Who are you … To tell me so
To tell me Go … When the Green says Go
And tell me No … When the Red says No?
Asked I.
I am you … Said the Law.
Are you me … As I want to be?
I don’t even know … Who you are.
I speak for you … Said the Law.
You speak for me?
Who told you you should? … Who told you you could?
How can this thing be … When I’m not the same as before?
I was made for you … I am made by you
I am human too, ... So change me if you will
Change the Green to Red … Shoot the ruling class
Stand me on my head … I will not be dead
I’ll be telling you Go … I’ll be telling you No
For this is a Law … Said the Law.
I should like to close by recalling that Frank Scott spent his entire career as a professor at the Faculty of Law of McGill University. Unlike some other leading constitutionalists of his era, he spurned the siren song of both elective politics and the Supreme Court bench. He was, passionately, and above all else, a "universitaire". Frank was fond of repeating that the primary mission of the University was to “speak truth to power."
Et ce n’est pas difficile de deviner qui, alors qu’il était professeur, Frank voyait comme des puissants, ayant besoin d’une dose de « vérité ». Politiquement, il y avait surtout Maurice Duplessis et Mackenzie King. Mais Frank visait également des élites sociaux et économiques – notamment le Président du Conseil des gouverneurs de McGill, J.W. McConnell.

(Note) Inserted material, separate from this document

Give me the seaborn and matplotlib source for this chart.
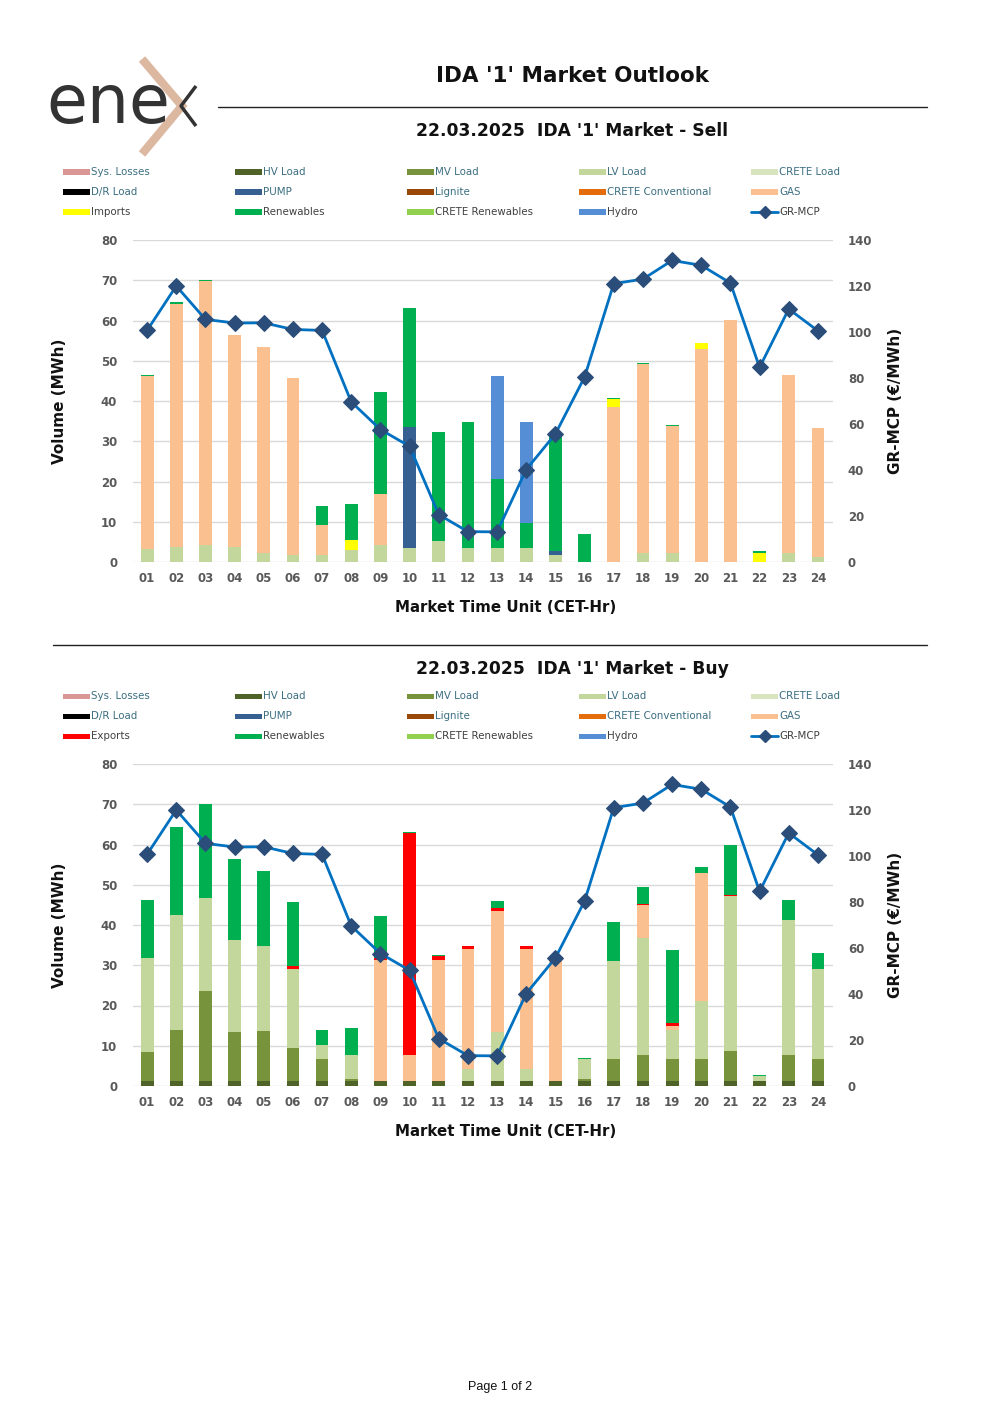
import numpy as np
import matplotlib
matplotlib.use("Agg")
import matplotlib.pyplot as plt
from matplotlib.patches import Rectangle
from matplotlib.lines import Line2D
import seaborn as sns

sns.set_style("white")
plt.rcParams['font.family'] = ['DejaVu Sans']

# ---- data ----
hours = ['%02d' % h for h in range(1, 25)]

mcp = [100.7, 120.0, 105.5, 103.9, 104.0, 101.1, 100.7, 69.6, 57.6, 50.3, 20.6, 13.2,
       13.1, 40.2, 55.7, 80.4, 121.0, 123.0, 131.1, 129.0, 121.3, 84.6, 110.0, 100.5]

# Sell side
sell_lv = [3.3, 3.7, 4.1, 3.7, 2.2, 1.7, 1.7, 3.1, 4.1, 3.6, 5.2, 3.6,
           3.6, 3.6, 1.7, 0, 0, 2.2, 2.2, 0, 0, 0, 2.2, 1.2]
sell_gas = [42.9, 60.5, 65.7, 52.6, 51.3, 43.9, 7.4, 0, 12.8, 0, 0, 0,
            0, 0, 0, 0, 38.5, 46.9, 31.5, 53.0, 60.1, 0, 44.2, 32.0]
sell_imports = [0, 0, 0, 0, 0, 0, 0, 2.3, 0, 0, 0, 0,
                0, 0, 0, 0, 2.0, 0, 0, 1.4, 0, 2.2, 0, 0]
sell_pump = [0, 0, 0, 0, 0, 0, 0, 0, 0, 29.9, 0, 0,
             0, 0, 1.0, 0, 0, 0, 0, 0, 0, 0, 0, 0]
sell_ren = [0.3, 0.3, 0.2, 0.2, 0, 0, 4.9, 9.1, 25.4, 29.6, 27.2, 31.3,
            17.1, 6.1, 29.2, 7.0, 0.3, 0.4, 0.3, 0, 0, 0.6, 0, 0]
sell_hydro = [0, 0, 0, 0, 0, 0, 0, 0, 0, 0, 0, 0,
              25.4, 25.2, 0, 0, 0, 0, 0, 0, 0, 0, 0, 0]

# Buy side
buy_hv = [1.3] * 24
buy_mv = [7.2, 12.6, 22.3, 12.2, 12.3, 8.1, 5.4, 0.4, 0, 0, 0, 0,
          0, 0, 0, 0.4, 5.3, 6.4, 5.3, 5.5, 7.5, 0, 6.3, 5.3]
buy_lv = [23.4, 28.5, 23.0, 22.7, 21.2, 19.7, 3.6, 5.9, 0, 0, 0, 2.8,
          12.1, 2.8, 0, 4.9, 24.5, 29.1, 7.2, 14.4, 38.3, 1.1, 33.6, 22.4]
buy_gas = [0, 0, 0, 0, 0, 0, 0, 0, 30.1, 6.3, 30.1, 29.9,
           30.2, 30.0, 30.2, 0, 0, 8.1, 1.1, 31.7, 0, 0, 0, 0]
buy_exports = [0, 0, 0, 0, 0, 0.6, 0, 0, 0.4, 55.3, 1.0, 0.7,
               0.5, 0.8, 0.4, 0.2, 0, 0.3, 0.8, 0, 0.3, 0, 0, 0]
buy_ren = [14.4, 22.0, 23.4, 20.3, 18.6, 15.9, 3.6, 6.9, 10.4, 0.3, 0.2, 0.2,
           1.9, 0, 0, 0.2, 9.6, 4.2, 18.2, 1.4, 12.6, 0.4, 5.0, 4.1]

colors = {
    'Sys. Losses': '#d99694', 'HV Load': '#4f6228', 'MV Load': '#77933c',
    'LV Load': '#c3d69b', 'CRETE Load': '#d7e4bd', 'D/R Load': '#000000',
    'PUMP': '#376092', 'Lignite': '#984807', 'CRETE Conventional': '#e46c0a',
    'GAS': '#fac090', 'Imports': '#ffff00', 'Exports': '#ff0000',
    'Renewables': '#00b050', 'CRETE Renewables': '#92d050', 'Hydro': '#558ed5',
}

sell_layers = [('LV Load', sell_lv), ('GAS', sell_gas), ('Imports', sell_imports),
               ('PUMP', sell_pump), ('Renewables', sell_ren), ('Hydro', sell_hydro)]
buy_layers = [('HV Load', buy_hv), ('MV Load', buy_mv), ('LV Load', buy_lv),
              ('GAS', buy_gas), ('Exports', buy_exports), ('Renewables', buy_ren)]

W, H = 1000, 1415
fig = plt.figure(figsize=(W / 100, H / 100), dpi=100)


def fx(x):
    return x / W


def fy(y):
    return 1 - y / H


TXT = '#404040'
TEAL = '#3b6e80'
LINE_C = '#0070c0'
MARK_C = '#2a4d7a'


def draw_legend(top, third):
    names = ['Sys. Losses', 'HV Load', 'MV Load', 'LV Load', 'CRETE Load',
             'D/R Load', 'PUMP', 'Lignite', 'CRETE Conventional', 'GAS',
             third, 'Renewables', 'CRETE Renewables', 'Hydro', 'GR-MCP']
    cols = [63, 235, 407, 579, 751]
    for i, name in enumerate(names):
        r, c = divmod(i, 5)
        y = top + r * 20
        x = cols[c]
        if name == 'GR-MCP':
            fig.add_artist(Line2D([fx(x), fx(x + 27)], [fy(y), fy(y)], color=LINE_C, lw=2))
            fig.add_artist(Line2D([fx(x + 13.5)], [fy(y)], marker='D', ms=6,
                                  color=MARK_C, lw=0))
        else:
            fig.add_artist(Rectangle((fx(x), fy(y + 2.5)), fx(27), 5 / H,
                                     color=colors[name], lw=0))
        fig.text(fx(x + 28), fy(y), name, fontsize=7.4, va='center', ha='left',
                 color=TEAL if r < 2 else TXT)


def draw_chart(top, title_y, layers, title, third):
    fig.text(fx(572), fy(title_y), title, fontsize=12.3, fontweight='bold',
             ha='center', va='center', color='#111111')
    draw_legend(top - 68, third)

    ax = fig.add_axes([fx(132.5), fy(top + 322), 700 / W, 322 / H])
    cum = np.zeros(24)
    stacks = []
    for name, vals in layers:
        cum = cum + np.array(vals)
        stacks.append((name, cum.copy()))
    # overlay from tallest to shortest so the pieces stack up
    for name, tops in reversed(stacks):
        sns.barplot(x=hours, y=tops, order=hours, color=colors[name], saturation=1,
                    width=0.44, linewidth=0, ax=ax)
    ax.set_ylim(0, 80)
    ax.set_xlim(-0.5, 23.5)
    ax.set_yticks(range(0, 81, 10))
    ax.grid(axis='y', color='#d9d9d9', lw=1)
    ax.set_axisbelow(True)
    for s in ax.spines.values():
        s.set_visible(False)
    ax.tick_params(axis='both', length=0, labelsize=8.5, labelcolor='#595959')
    ax.tick_params(axis='y', pad=11)
    ax.tick_params(axis='x', pad=7)
    for lab in ax.get_xticklabels() + ax.get_yticklabels():
        lab.set_fontweight('bold')
    ax.set_xlabel('')
    ax.set_ylabel('')

    ax2 = ax.twinx()
    sns.lineplot(x=np.arange(24), y=mcp, ax=ax2, color=LINE_C, lw=2, marker='D',
                 markersize=8, markerfacecolor=MARK_C, markeredgecolor=MARK_C)
    ax2.set_ylim(0, 140)
    ax2.set_yticks(range(0, 141, 20))
    for s in ax2.spines.values():
        s.set_visible(False)
    ax2.tick_params(axis='y', length=0, labelsize=8.5, labelcolor='#595959', pad=11)
    for lab in ax2.get_yticklabels():
        lab.set_fontweight('bold')
    ax2.set_ylabel('')

    fig.text(fx(60), fy(top + 161), 'Volume (MWh)', rotation=90, fontsize=11,
             fontweight='bold', ha='center', va='center', color='#111111')
    fig.text(fx(896), fy(top + 161), 'GR-MCP (€/MWh)', rotation=90, fontsize=11,
             fontweight='bold', ha='center', va='center', color='#111111')
    fig.text(fx(506), fy(top + 367), 'Market Time Unit (CET-Hr)', fontsize=10.8,
             fontweight='bold', ha='center', va='center', color='#111111')


# ---- header ----
fig.text(fx(46), fy(104), 'ene', fontsize=48, color='#333333', ha='left',
         va='center')
fig.add_artist(Line2D([fx(142), fx(182), fx(142)], [fy(59), fy(106), fy(154)],
                      color='#ddb8a0', lw=6, solid_joinstyle='miter',
                      solid_capstyle='butt'))
fig.add_artist(Line2D([fx(196), fx(181), fx(196)], [fy(86), fy(106), fy(126)],
                      color='#333333', lw=2.5, solid_capstyle='butt'))
fig.text(fx(572), fy(76), "IDA '1' Market Outlook", fontsize=15.5, fontweight='bold',
         ha='center', va='center', color='#111111')
fig.add_artist(Line2D([fx(218), fx(927)], [fy(107), fy(107)], color='#222222', lw=1))

draw_chart(240, 131, sell_layers, "22.03.2025  IDA '1' Market - Sell", 'Imports')
fig.add_artist(Line2D([fx(53), fx(927)], [fy(645), fy(645)], color='#222222', lw=1))
draw_chart(764, 669, buy_layers, "22.03.2025  IDA '1' Market - Buy", 'Exports')

fig.text(fx(500), fy(1387), 'Page 1 of 2', fontsize=9, ha='center', va='center',
         color='#111111', family='Liberation Sans')

fig.savefig('out.png', dpi=100)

The University of Frank’s time was one of the few places where dissent from orthodoxy was possible. But even in its sacred precincts there were costs to truth-telling; and as we all now know, these costs Frank Scott paid, and paid willingly.
Under F.R. Scott's vision of law, what, then, is today's truth? And who are the powerful to whom it must be told? I have no doubt as to what Frank Scott's response would be, were he here this evening. So, as the incumbent of the F.R. Scott Chair in Constitutional and Public Law, I shall conclude by expressing his absent voice.
The truth is our capacity to imagine a Canada in which we recognize the advantages we have derived from our membership in such a richly diverse, open, tolerant political community; a Canada in which we are dedicated to a just, equitable and environmentally sustainable sharing of those advantages with others – both fellow citizens of Canada and fellow citizens of the world. The powerful to whom this truth must be told are not the so-called élites; they are none other than ourselves. Such is the faith that grounded F.R. Scott's legal philosophy.